One emotion that all PhD students, regardless of discipline will be familiar with is “The Panic”. Or the feeling of impending doom that for once in your life you may actually fail something. Coupled with a continuous sense of anxiety that (a) you don’t know what you trying to find out, (b) you might not find it and (c) three years will go by, you will have nothing to show for it and all your friends and family will cast you a massive failure.

When coping with the panic I think there are two types of Phd Student. The shirker and the diver. The diver is the kind of PhD student who storms above the rest. They take the constant state of panic and use it to drive themselves further. They are never happy with their current position and are constantly driving and improving. The diver, so called because they dive head first into all situations giving 110% at all times, is in constant competition with themselves and has published 3 Phd papers quicker than you can say ‘I think I need a supervisors meeting’

Then there is the shirker. Faced with the feeling of doom the shirker would rather just find a quiet corner, curl up and will it all too just go away. Rather than facing the panic head on, the shirker waits until the last minute, dithers on decision making and constantly finds distractions rather than just pulling their thumb out and getting on with it.

I myself, I tend to fall into this latter category. I am constantly making excuses as to why I havn’t done certain things and will spend hours on the things I am good at, rather than dedicating extra time to the things I know I need to improve.

But half way along this learning curve we like to call a PhD course here are some things I have learnt and would like to share.

(1)    Surround yourself with other divers. While their confidence will probably make you feel inadequate, this inadequacy allows the panic to reach the critical point. Like dynamite, the panic will force you out of your little corner, making you do all the things you so far have put off.

(2)    Prevention is better than a cure. When you’re thinking of research questions, start by thinking about the answers and what you already know and think about the issues. Then read up and write simultaneously. What I often do is get so bogged down in one, tiny little topic that I fail to see the bigger picture, so constantly writing helps keep things in perspective, so too does the next point:

(3)    Exercise and Time Out. Yoga, Swimming, Running – any activity which lets your mind wander. It’s in these moments when you’re just by yourself doing a repetitive task that the light bulb moments come and you start to feel better about everything again. So too does time completely away from your Phd. When you’re ferreting away on little things they can seem so significant, then when you come away from them you realise you have largely been wasting your time.

(4)    When the going is good, don’t rest on your laurels too much.

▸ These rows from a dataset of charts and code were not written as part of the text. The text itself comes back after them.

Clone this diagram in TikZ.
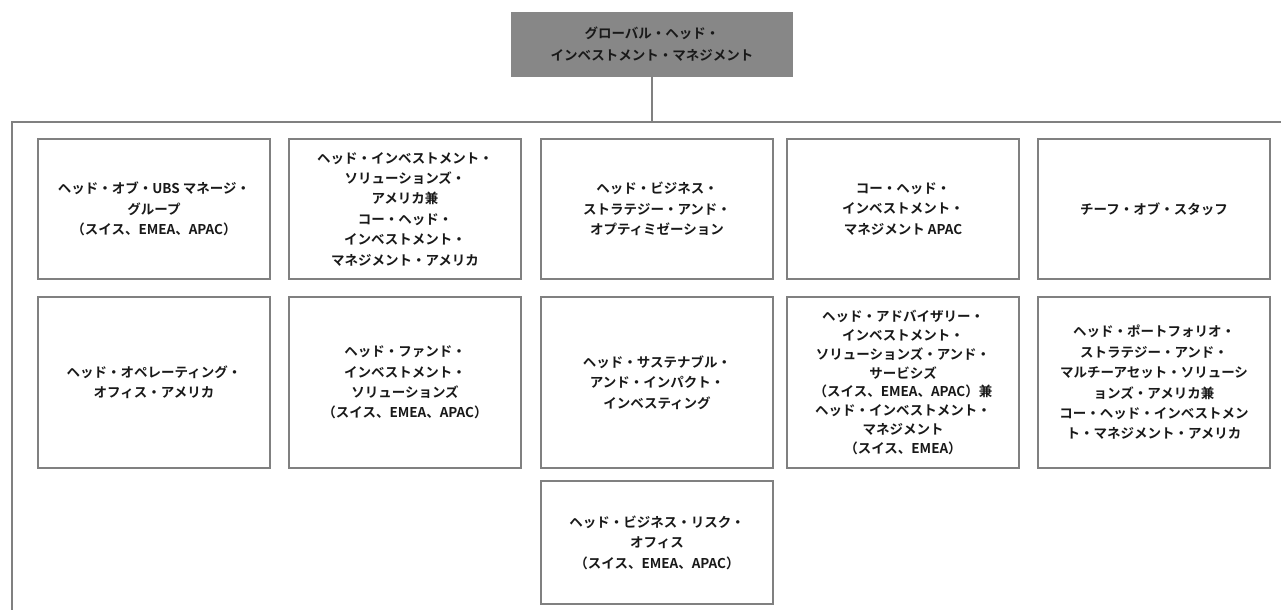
\documentclass[tikz,border=0pt]{standalone}
\usepackage{fontspec}
\setmainfont{Noto Sans CJK JP}[BoldFont={Noto Sans CJK JP Bold}]
\definecolor{linegray}{RGB}{128,128,128}
\definecolor{headfill}{RGB}{135,135,135}
\definecolor{txt}{RGB}{25,25,25}
\tikzset{
  orgbox/.style={draw=linegray, line width=1.1pt, fill=white, inner sep=0pt, align=center,
    font=\bfseries\fontsize{13.5}{20.4}\selectfont, text=txt},
  headbox/.style={orgbox, fill=headfill, draw=headfill, font=\bfseries\fontsize{13.5}{22}\selectfont},
  conn/.style={draw=linegray, line width=1.1pt}
}
\newcommand{\orgbx}[7][]{%
  \node[orgbox,#1, minimum width={(#4-#2)*1pt}, minimum height={(#5-#3)*1pt}]
    (#6) at ({(#2+#4)/2},{(#3+#5)/2}) {#7};}
\begin{document}
\begin{tikzpicture}[x=1pt,y=-1pt]
\useasboundingbox (0,0) rectangle (1281,610);
\orgbx[headbox]{512}{13}{792}{76}{top}{グローバル・ヘッド・\\インベストメント・マネジメント}
% row 1
\orgbx{38}{139}{270}{279}{a1}{ヘッド・オブ・UBS マネージ・\\グループ\\（スイス、EMEA、APAC）}
\orgbx{289}{139}{521}{279}{a2}{ヘッド・インベストメント・\\ソリューションズ・\\アメリカ兼\\コー・ヘッド・\\インベストメント・\\マネジメント・アメリカ}
\orgbx{541}{139}{773}{279}{a3}{ヘッド・ビジネス・\\ストラテジー・アンド・\\オプティミゼーション}
\orgbx{787}{139}{1019}{279}{a4}{コー・ヘッド・\\インベストメント・\\マネジメント APAC}
\orgbx{1038}{139}{1270}{279}{a5}{チーフ・オブ・スタッフ}
% row 2
\orgbx{38}{297}{270}{468}{b1}{ヘッド・オペレーティング・\\オフィス・アメリカ}
\orgbx{289}{297}{521}{468}{b2}{ヘッド・ファンド・\\インベストメント・\\ソリューションズ\\（スイス、EMEA、APAC）}
\orgbx{541}{297}{773}{468}{b3}{ヘッド・サステナブル・\\アンド・インパクト・\\インベスティング}
\orgbx[font=\bfseries\fontsize{13.5}{18.8}\selectfont]{787}{297}{1019}{468}{b4}{ヘッド・アドバイザリー・\\インベストメント・\\ソリューションズ・アンド・\\サービシズ\\（スイス、EMEA、APAC）兼\\ヘッド・インベストメント・\\マネジメント\\（スイス、EMEA）}
\orgbx{1038}{297}{1270}{468}{b5}{ヘッド・ポートフォリオ・\\ストラテジー・アンド・\\マルチーアセット・ソリューシ\\ョンズ・アメリカ兼\\コー・ヘッド・インベストメン\\ト・マネジメント・アメリカ}
% row 3
\orgbx{541}{481}{773}{604}{c3}{ヘッド・ビジネス・リスク・\\オフィス\\（スイス、EMEA、APAC）}
% connectors
\coordinate (barL) at (12,122);
\coordinate (barR) at (1281,122);
\coordinate (barB) at (12,610);
\draw[conn] (top.south) -- (top.south |- barL);
\draw[conn] (barR) -- (barL) -- (barB);
\end{tikzpicture}
\end{document}
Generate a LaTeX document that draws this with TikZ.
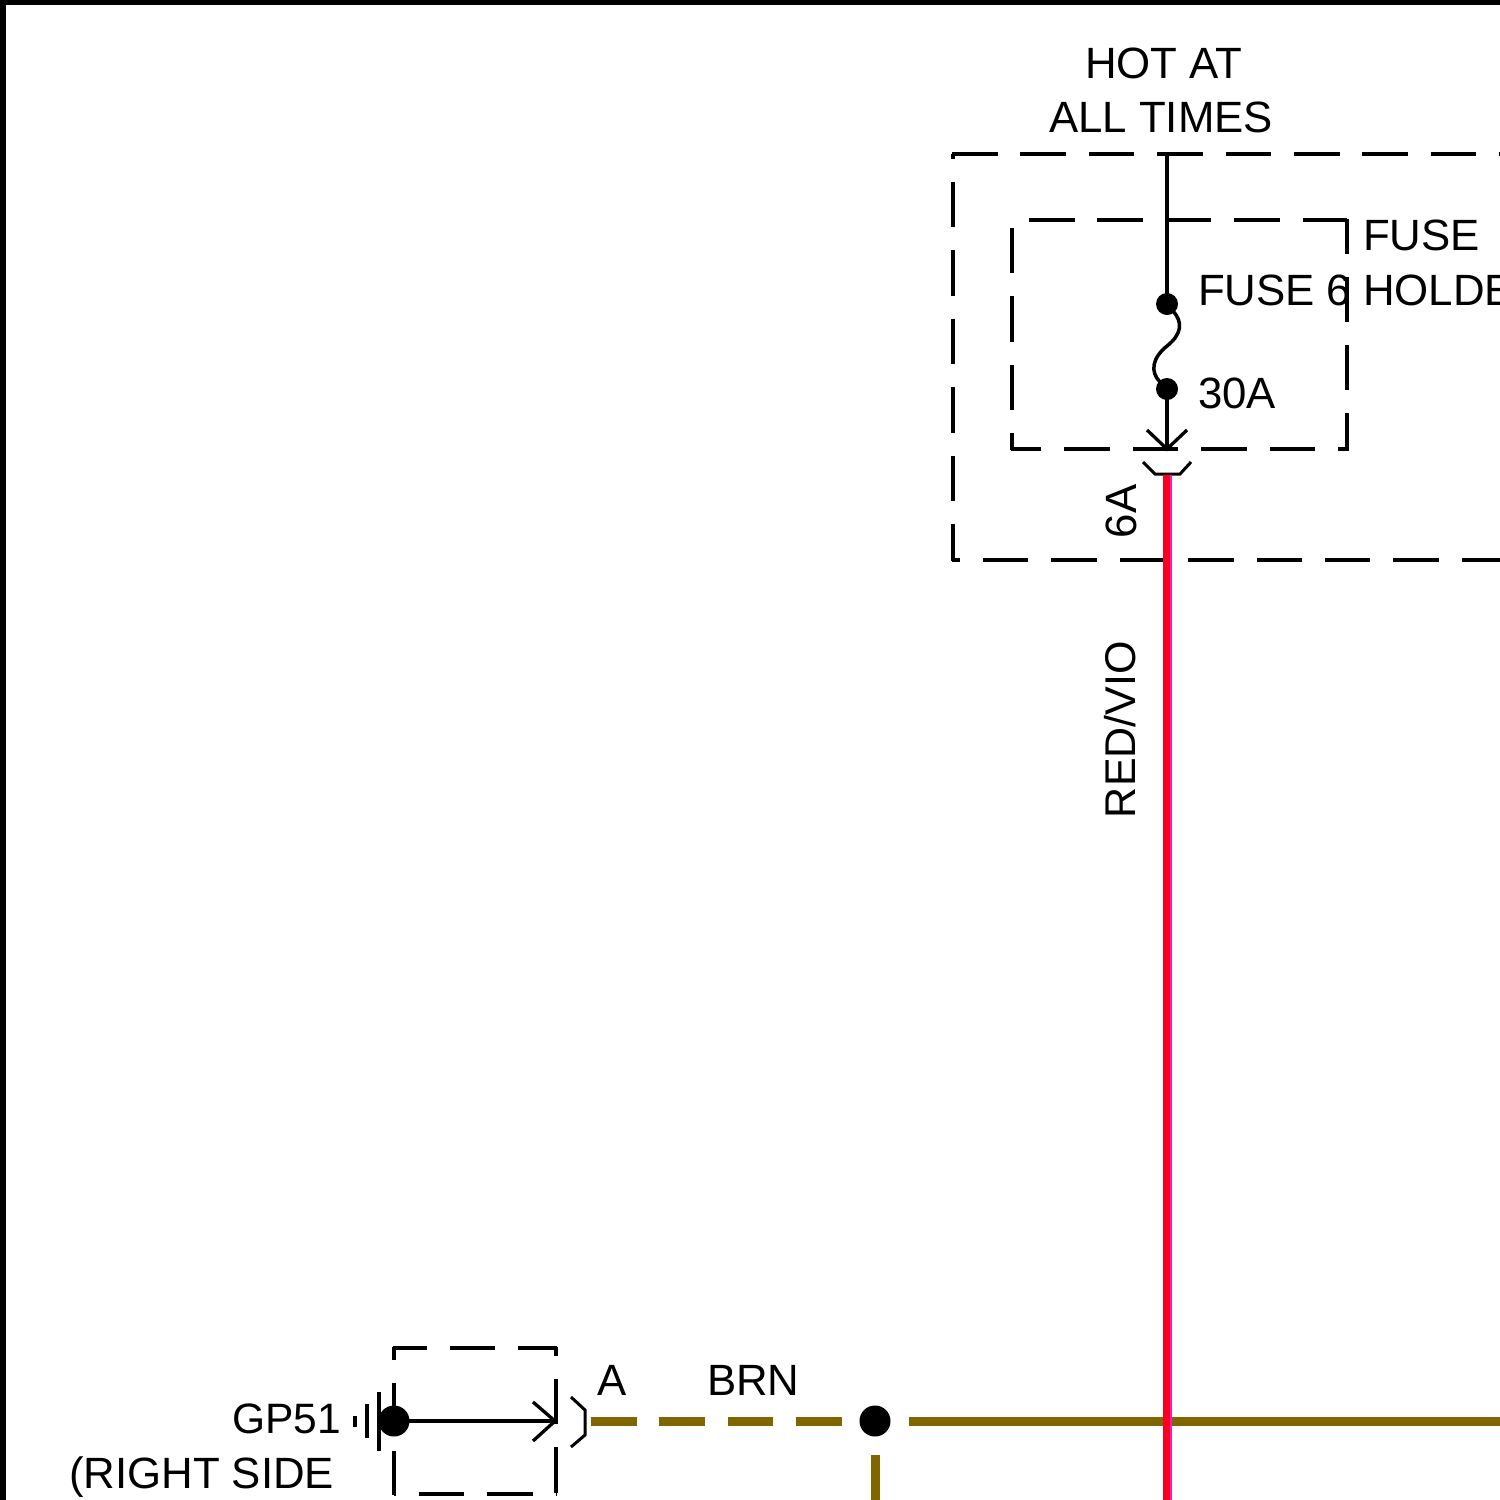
\documentclass[tikz,border=0pt]{standalone}
\usepackage{fontspec}
\setmainfont{Liberation Sans}
\tikzset{
  lbl/.style={inner sep=0pt,outer sep=0pt,anchor=base west,font=\fontsize{43.8}{48}\selectfont},
  lblr/.style={lbl,anchor=base east},
  lblrot/.style={lbl,rotate=90},
  dot/.style={circle,fill=black,draw=none,inner sep=0pt,minimum size=#1},
  box/.style={line width=3.3pt,black,dash pattern=on 45.5pt off 22.9pt},
  thin wire/.style={line width=3.3pt,black},
  brnw/.style={line width=9pt,color=brn},
}
\definecolor{brn}{HTML}{806600}
\definecolor{wred}{HTML}{FA0020}
\definecolor{wmag}{HTML}{F020C0}
\begin{document}
\begin{tikzpicture}[x=1pt,y=-1pt]
\useasboundingbox (0,0) rectangle (1500,1500);
\clip (0,0) rectangle (1500,1500);
\fill[white] (0,0) rectangle (1500,1500);
\fill[black] (0,0) rectangle (1500,5);
\fill[black] (0,0) rectangle (6,1500);
% outer fuse holder box
\draw[box] (952,154) -- (1500,154);
\draw[box,dash phase=40.5pt] (953,154) -- (953,561);
\draw[box,dash phase=37.5pt] (952,560) -- (1500,560);
% inner fuse box
\draw[box,dash phase=51.4pt] (1012,220) -- (1347,220);
\draw[box,dash phase=10.4pt] (1347,218.5) -- (1347,450);
\draw[box,dash phase=34.4pt] (1349,449) -- (1010.5,449);
\draw[box,dash phase=28.4pt] (1012,450) -- (1012,220);
% small ground box
\draw[box,dash phase=11.4pt] (392.5,1348) -- (557,1348);
\draw[box,dash phase=36.5pt] (556,1347) -- (556,1495);
\draw[box,dash phase=43.5pt] (394,1494) -- (556,1494);
\draw[box,dash phase=32.5pt] (394,1347) -- (394,1495);
% nodes
\node[dot=22pt] (f1) at (1167,304) {};
\node[dot=22pt] (f2) at (1167,389) {};
\node[dot=31pt] (g) at (394,1421) {};
\node[dot=31pt] (j) at (875,1421) {};
\coordinate (ftop) at (1167,154);
\coordinate (ftip) at (1167,449);
\coordinate (gtip) at (555,1421);
% wires
\draw[thin wire] (ftop) -- (f1.center);
\draw[line width=3.5pt,line cap=round] (1173,311) .. controls (1183,322) and (1182,334) .. (1167,346) .. controls (1152,358) and (1150,372) .. (1160,382);
\draw[thin wire] (f2.center) -- (ftip);
\draw[line width=3.3pt] (1147,430) -- (ftip) -- (1187,430);
\draw[line width=3pt] (1143,462) -- (1155,474) -- (1180,474) -- (1191,462);
\draw[thin wire] (g.center) -- (gtip);
\draw[line width=3.3pt] (533,1402) -- (gtip) -- (533,1441);
\draw[line width=3pt] (571,1397) -- (585,1410) -- (585,1435) -- (571,1447);
% ground bars
\draw[line width=3.3pt] (355,1416) -- (355,1427);
\draw[line width=3.3pt] (367,1404) -- (367,1438);
\draw[line width=3.3pt] (379,1392) -- (379,1451);
% brown wires
\coordinate (b1) at (591,1421);
\coordinate (b2) at (842,1421);
\coordinate (b3) at (909,1421);
\coordinate (b4) at (1500,1421);
\coordinate (b5) at (875,1455);
\coordinate (b6) at (875,1500);
\draw[brnw,dash pattern=on 45.5pt off 22.9pt] (b1) -- (b2);
\draw[brnw] (b3) -- (b4);
\draw[brnw] (b5) -- (b6);
% red/violet wire
\coordinate (r1) at (1166.1,475);
\coordinate (r2) at (1166.1,1500);
\coordinate (m1) at (1170.6,475);
\coordinate (m2) at (1170.6,1500);
\draw[line width=7pt,wred] (r1) -- (r2);
\draw[line width=2.2pt,wmag] (m1) -- (m2);
% labels
\node[lbl] (hot) at (1085,78.5) {HOT AT};
\node[lbl] (all) at (1049,132.5) {ALL TIMES};
\node[lbl] (fuse6) at (1198,305) {FUSE 6};
\node[lbl] (amp) at (1198,408.5) {30A};
\node[lbl] (fh1) at (1363,250) {FUSE};
\node[lbl] (fh2) at (1363,305) {HOLDER};
\node[lblrot] (sixa) at (1136,538) {6A};
\node[lblrot,font=\fontsize{43}{48}\selectfont] (wire) at (1135,818) {RED/VIO};
\node[lbl] (a) at (597,1395.5) {A};
\node[lbl] (brn) at (707,1395.5) {BRN};
\node[lblr,font=\fontsize{42.5}{48}\selectfont] (gp) at (341,1433) {GP51};
\node[lbl] (rs) at (69,1488) {(RIGHT SIDE};
\end{tikzpicture}
\end{document}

When the light bulb moment comes and you start to feel good about your research again it can be an easy excuse to take a little extended rest. While this is important, be careful, before you know it a month has past, you have lost touch with what you are doing and the panic is starting to set in again. Try to keep up a consistent effort and if you are feeling too good – go back to stage one.

    Anyone else have any strategies they would like to share?